Over Planned and Overwhelmed
To those of you in the U.S., Happy Memorial Day weekend! This is my favorite weekend of the year, the “unofficial start of summer.” I love this weekend for so many reasons, one of them being that it’s a three-day weekend (so long as I don’t have to work – this year I don’t). My Filofax is full of plans and activities – yoga classes, cleaning and preparing for company, barbeques, miniature golf with my husband, a long and lazy bicycle ride.
I love to leave this weekend as open as possible, not committing to anything until about a week before. Usually I plan things as they come up, but I like to leave this particular weekend for myself. As luck would have it though, this year I have so many things planned. Fun things, but things nonetheless.
This has been a problem I find myself with more often than not these days. I have events and plans scattered throughout my Filo, and honestly, there are so many things that I’m finding it a bit overwhelming. If you’re reading this blog, you probably understand and maybe even identify with the philosophy of planning – I love the act of planning. But sometimes it’s a little too much; sometimes I plan more than I can handle.
I’m a very social person. But I’m also the type of person who needs my down time, my “me” time. It’s not very often I get it. Sure, I schedule an hour here or a few there. But it’s very rare that I have an entire day to myself, for myself, or even an entire day at home. I’m running from place to place or trying to complete items on that never-ending to-do list. But things just never seem to be done, not even for an afternoon.
This constant running more often than not makes me very anxious and stressed to my breaking point. While I enjoy spending time with friends and family, if there’s too much planned, I almost don’t want to do any of it. I may even look forward to when it will all be over so that I can breathe easy again. So why do I do this to myself? Because, truly, it is my own fault for scheduling too many things at a time.
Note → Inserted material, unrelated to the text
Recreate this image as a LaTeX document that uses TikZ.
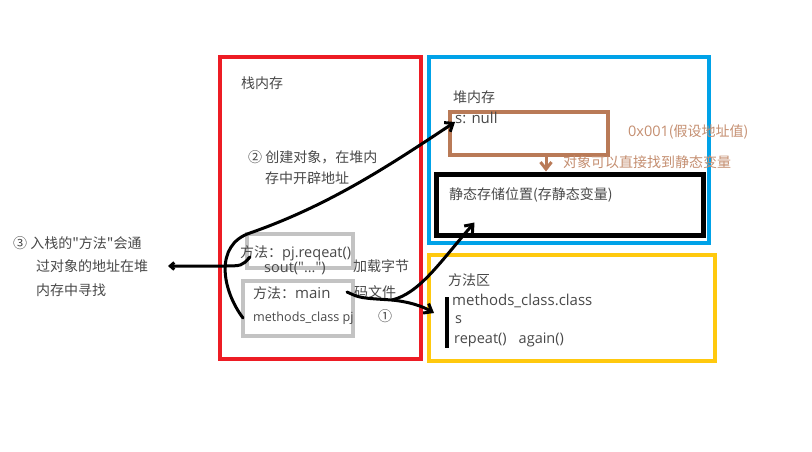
\documentclass[tikz,border=0pt]{standalone}
\usepackage{fontspec}
\setmainfont{Noto Sans CJK SC}[Ligatures=TeXOff]
\newfontfamily\latinfont{Open Sans}[Ligatures=TeXOff]
\newcommand{\codefont}{\fontsize{14.5}{17}\selectfont\latinfont}
\newcommand{\smallcode}{\fontsize{12.6}{15}\selectfont\latinfont}
\newcommand{\largecode}{\fontsize{15}{17}\selectfont\latinfont}
\usetikzlibrary{arrows.meta,positioning,calc}
\definecolor{stackRed}{RGB}{237,28,36}
\definecolor{heapBlue}{RGB}{0,162,232}
\definecolor{methodYellow}{RGB}{255,201,14}
\definecolor{addrBrown}{RGB}{185,122,87}
\definecolor{frameGray}{RGB}{195,195,195}
\definecolor{noteGray}{RGB}{72,72,72}
\tikzset{
  >={Straight Barb[length=7pt,width=11pt]},
  memArea/.style={rectangle,draw,line width=4pt,inner sep=0pt},
  slotBox/.style={rectangle,draw=frameGray,line width=4pt,inner sep=0pt},
  memLabel/.style={anchor=west,inner sep=0pt,text=noteGray,font=\fontsize{14}{16}\selectfont},
  codeLabel/.style={memLabel,font=\codefont},
  addrLabel/.style={memLabel,text=addrBrown!85},
  handLine/.style={draw=black,line width=3pt,line cap=round,line join=round},
  addrLink/.style={draw=addrBrown,line width=3pt},
}

\begin{document}
\begin{tikzpicture}[x=1pt,y=-1pt]
\useasboundingbox (0,0) rectangle (812,451);

% ===== Memory areas =====
\node[memArea, draw=stackRed, minimum width=201pt, minimum height=302pt] (stackMem) at (320.5,208) {};
\node[memArea, draw=heapBlue, minimum width=280pt, minimum height=186pt] (heapMem) at (569,150) {};
\node[memArea, draw=methodYellow, minimum width=286pt, minimum height=106pt] (methodArea) at (572,308) {};

% ===== Heap contents =====
\node[memArea, draw=addrBrown, minimum width=158pt, minimum height=43pt] (sNullBox) at (529,133.5) {};
\node[memArea, line width=5pt, minimum width=267pt, minimum height=61pt] (staticBox) at (569.5,204.5) {};

% ===== Stack frames =====
\node[slotBox, minimum width=106pt, minimum height=34pt] (repeatBox) at (300,251) {};
\node[slotBox, minimum width=110pt, minimum height=55pt] (mainBox) at (298,308.5) {};

% ===== Texts =====
\node[memLabel] (stackTitle) at (241,83) {栈内存};
\node[memLabel] (stepTwoA) at (248,157) {② 创建对象，在堆内};
\node[memLabel] (stepTwoB) at (265,178) {存中开辟地址};
\node[memLabel] (repeatText) at (240,253) {方法：{\codefont pj.reqeat()}};
\node[codeLabel] (soutText) at (264,268) {sout("...")};
\node[memLabel] (mainText) at (253,293) {方法：{\largecode main}};
\node[codeLabel, font=\smallcode] (pjText) at (253,318) {methods\_class pj};
\node[memLabel] (loadA) at (353,266) {加载字节};
\node[memLabel] (loadB) at (354,292) {码文件};
\node[memLabel] (stepOne) at (378,316) {①};

\node[memLabel] (stepThreeA) at (13,243) {③ 入栈的"方法"会通};
\node[memLabel] (stepThreeB) at (36,266) {过对象的地址在堆};
\node[memLabel] (stepThreeC) at (36,290) {内存中寻找};

\node[memLabel] (heapTitle) at (453,97) {堆内存};
\node[codeLabel, font=\largecode] (sNullText) at (455,118) {s: null};
\node[addrLabel] (addrText) at (628,132) {{\codefont 0x001}(假设地址值)};
\node[addrLabel] (staticNote) at (563,162) {对象可以直接找到静态变量};
\node[memLabel] (staticText) at (449,195) {静态存储位置(存静态变量)};

\node[memLabel] (methodTitle) at (448,280) {方法区};
\node[codeLabel, font=\largecode] (classText) at (452,301) {methods\_class.class};
\node[codeLabel] (sField) at (455,320) {s};
\node[codeLabel] (methodsText) at (454,340) {repeat()\hspace{12pt}again()};
\draw[line width=3.5pt] ($(methodArea.west)+(20,-11)$) -- ++(0,51);

% ===== Connections =====
\coordinate (pjStart) at (243,318);
\coordinate (sNullTip) at ($(sNullBox.north west)+(7,12)$);
\draw[handLine,->] (pjStart) .. controls (222,290) and (214,245) .. (250,233)
  .. controls (330,205) and (390,165) .. (sNullTip);

\coordinate (lookupStart) at (250,257);
\coordinate (lookupTip) at (168,266);
\draw[handLine,-{Straight Barb[length=4pt,width=7pt]}] (lookupStart) .. controls (242,266) .. (222,266) -- (lookupTip);

\coordinate (mainRef) at (347,292);
\coordinate (byteFork) at (392,300);
\coordinate (loadTip) at ($(methodArea.west)+(7,5)$);
\coordinate (staticTip) at ($(staticBox.south west)+(41,-15)$);
\draw[handLine] (mainRef) .. controls (360,298) .. (byteFork);
\draw[handLine,->] (byteFork) .. controls (410,302) and (422,306) .. (loadTip);
\draw[handLine,->] (byteFork) .. controls (420,293) and (440,262) .. (staticTip);

\coordinate (addrStart) at ($(sNullBox.south)+(17,0)$);
\draw[addrLink,->] (addrStart) -- (addrStart |- staticBox.north);

\end{tikzpicture}
\end{document}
The key is to find that balance between the things I want to do, the things I can realistically do, and not doing some things at all in order to keep myself sane. The truth of the matter is that I don’t like saying no. But I’m realizing that it’s becoming a necessity. I have also found that it can be very empowering, telling people no. Putting me first is not something I am used to but something that I need to do. And I’m finding that I like it.
I recently listened to an audio book called Ultra Calm. In it, author Dr. Mark Hyman describes ways in which to reduce stress and anxiety. One point that really struck a chord with me is that we have to give up something we don’t need in order to get something that we want. What I want is more time for myself, more time to just be. Since it is impossible to gain more hours in the day, I came to the obvious conclusion that I need to be the one to create more down time in my day.
I took a really hard look at my Filo, at the things that are planned for the next few months, and there is quite a lot. Some are things that I cannot change or that I don’t want to change. But then there are things that can be changed or eliminated altogether. There are also the plans that I don’t have to commit to until I’m ready to do so.
My plan going forward is to not commit to anything (unless it’s an event that absolutely requires commitment) too far in advance. This is where my Slimline binder comes in handy – the rings are so small that I can only carry three months worth of weekly pages with me (six months worth of monthly pages, but that’s only a shadow of information that my weekly pages contain). With only three months worth of pages, I can’t plan anything beyond that. That is to say, I have the perfect reason to not plan anything beyond that (because the rest of my pages are at home in my personal binder). And even planning three months ahead is too far in advance most times.
When I do plan things so far in advance, I do so because there’s nothing else going on at the time I plan the event. Inevitably, however, by the time the event rolls around there’s also a million other things that have been planned too, creating more stress for me and essentially taking the joy out of every event altogether.
This plan to not plan is calming me already. I’m sure it will be a work in progress, one that I’ll need to tweak and re-tweak every so often. And maybe I’ll even need to stop myself, un-commit to things I had previously planned for in order to reach my goal of saying no more often.
First, however, I have to get through my very busy June. And it hasn’t even started yet.
Have a great weekend and a terrific summer (or winter as the case may be), wherever you are in the world!